Day Seven: Class in America

This is what privilege looks like.

Articles in the Times and the Buzzfeed are good reminders of just how privileged we are. I include in this statement everyone who is reading this on a computer, or has the option to. I’ve been thinking a lot about the folks I worked with doing supportive services in low-income housing. Even those who joined Xfinity’s $10 a month internet program usually couldn’t afford a decent computer. And this was in an area where good broadband was available in the first place.

This crisis is dramatically underscoring how socioeconomically divided the US really is. Poor people in the city often don’t have access to the internet, and can’t afford to keep their phone on much of the time, let alone buy a data plan that will address their needs. They are cut off from the information and communication so many of us take for granted. And they face an understaffed and overextended network of safety net services.

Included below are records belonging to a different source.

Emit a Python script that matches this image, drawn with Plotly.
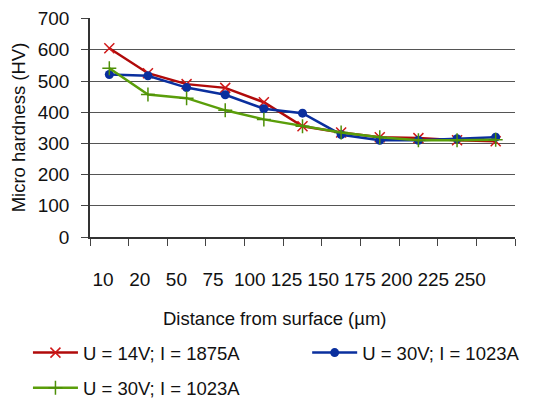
import plotly.graph_objects as go

distance = ["10", "20", "50", "75", "100", "125", "150", "175", "200", "225", "250"]
hv_14v_1875a = [605, 525, 490, 478, 432, 355, 335, 320, 317, 310, 307]
hv_30v_1023a_blue = [521, 517, 479, 456, 411, 397, 328, 310, 310, 315, 320]
hv_30v_1023a_green = [541, 457, 445, 406, 377, 355, 335, 320, 310, 310, 312]
names = ["U = 14V; I = 1875A", "U = 30V; I = 1023A", "U = 30V; I = 1023A"]
y_ticks = [0, 100, 200, 300, 400, 500, 600, 700]
x_title = "Distance from surface (µm)"
y_title = "Micro hardness (HV)"

FONT = "Liberation Sans, Arial, sans-serif"
FS = 18.5
fig = go.Figure()
fig.add_trace(go.Scatter(x=distance, y=hv_14v_1875a, name=names[0], mode="lines+markers",
                         legend="legend",
                         line=dict(color="#B00A0A", width=2.5),
                         marker=dict(symbol="x-thin", size=10, line=dict(color="#D01818", width=1.5))))
fig.add_trace(go.Scatter(x=distance, y=hv_30v_1023a_blue, name=names[1], mode="lines+markers",
                         legend="legend2",
                         line=dict(color="#0A2F9E", width=2.5),
                         marker=dict(symbol="circle", size=9, color="#0A2F9E")))
fig.add_trace(go.Scatter(x=distance, y=hv_30v_1023a_green, name=names[2], mode="lines+markers",
                         legend="legend3",
                         line=dict(color="#5A9E0A", width=2.5),
                         marker=dict(symbol="cross-thin", size=10, line=dict(color="#4E9008", width=1.5))))

# invisible trace on secondary axis to carry category labels
fig.add_trace(go.Scatter(x=list(range(len(distance))), y=[None]*len(distance), xaxis="x2",
                         showlegend=False, hoverinfo="skip"))

leg = dict(orientation="h", xanchor="left", yanchor="middle", font=dict(size=FS),
           bgcolor="rgba(0,0,0,0)", itemwidth=45)

fig.update_layout(
    width=547, height=399,
    margin=dict(l=82, r=40, t=10, b=170, autoexpand=False),
    paper_bgcolor="white", plot_bgcolor="white",
    font=dict(family=FONT, size=FS, color="#111111"),
    xaxis=dict(type="category", range=[-0.5, 10.5], showticklabels=False, showgrid=False,
               ticks="outside", tickson="boundaries", ticklen=7, tickcolor="#444444",
               showline=True, linecolor="#333333", linewidth=1.5, zeroline=False, automargin=False),
    xaxis2=dict(overlaying="x", anchor="y", side="bottom", range=[-0.354, 11.226],
                tickvals=list(range(len(distance))), ticktext=distance,
                showgrid=False, zeroline=False, showline=False, ticks="", automargin=False,
                ticklabelstandoff=29, tickfont=dict(size=19), ticklabeloverflow="allow"),
    yaxis=dict(range=[0, 702], tickvals=y_ticks, showgrid=True, gridcolor="#555555", gridwidth=1,
               ticks="outside", ticklen=7, tickcolor="#444444", showline=True, automargin=False,
               linecolor="#333333", linewidth=1.5, zeroline=False, tickfont=dict(size=19),
               ticklabelstandoff=8, ticklabeloverflow="allow",
               title=dict(text=y_title, font=dict(size=FS), standoff=10)),
    legend=dict(leg, x=-0.146, y=-0.53),
    legend2=dict(leg, x=0.511, y=-0.53),
    legend3=dict(leg, x=-0.146, y=-0.69),
    annotations=[dict(text=x_title, xref="paper", yref="paper", x=0.433, y=-0.37,
                      xanchor="center", yanchor="middle", showarrow=False,
                      font=dict(size=FS))],
    showlegend=True,
)

fig.write_html("out.html")
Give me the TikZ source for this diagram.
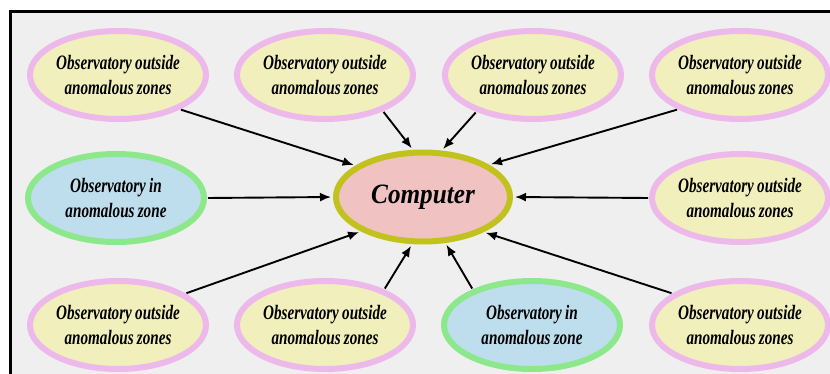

The rural poor are in even worse shape, having little access to broadband even if they can afford it. On top of that, they often have little access to public health resources, food banks, and other aspects of a cobbled-together safety net.

This is what privilege looks like.

Class is a factor everywhere, of course, and all over the developed world the people losing their jobs are the people who can least afford it, and the people risking their lives to provide us with groceries and other essentials are certainly not the wealthy, nor even the tattered remains of the middle class.

I keep coming back to something a Finnish friend told me when she was preparing to come to the US for an extended visit, though. She said she didn’t consider the States a first-world country. This was back in 2006. Things have not, on the whole, improved.

Not being a first-world country during this crisis is a terrifying notion.

None of this is to say, of course, that our situation in any way compares to catastrophe faced by most nations in the developing world.

But it is to say we fall far short of where we should be. Like other nations with large income inequality, our health care is tip-top, if you can afford it. Our broadband is fast, if you can afford it. Our technology is cutting edge, if you can afford it. Our education system is second to none, if you can afford to live in certain places, or now if you can afford to access it online.

This is what privilege looks like.

This profound gap was already a life or death issue for many poor people in America. And now it is becoming more and more starkly obvious. In this crisis, your income may be a determinative factor in whether you live or die. Hospitals in rural areas will be swamped quickly and easily. The wealthy will be evacuated to cities with larger hospitals. And we will lose people on the new front lines of our food supply chain — our food processors, our factory workers, and our supermarket clerks, to say nothing of our army of underpaid delivery drivers.

Your income may be a determinative factor in whether you live or die.

As Americans, are we okay with that?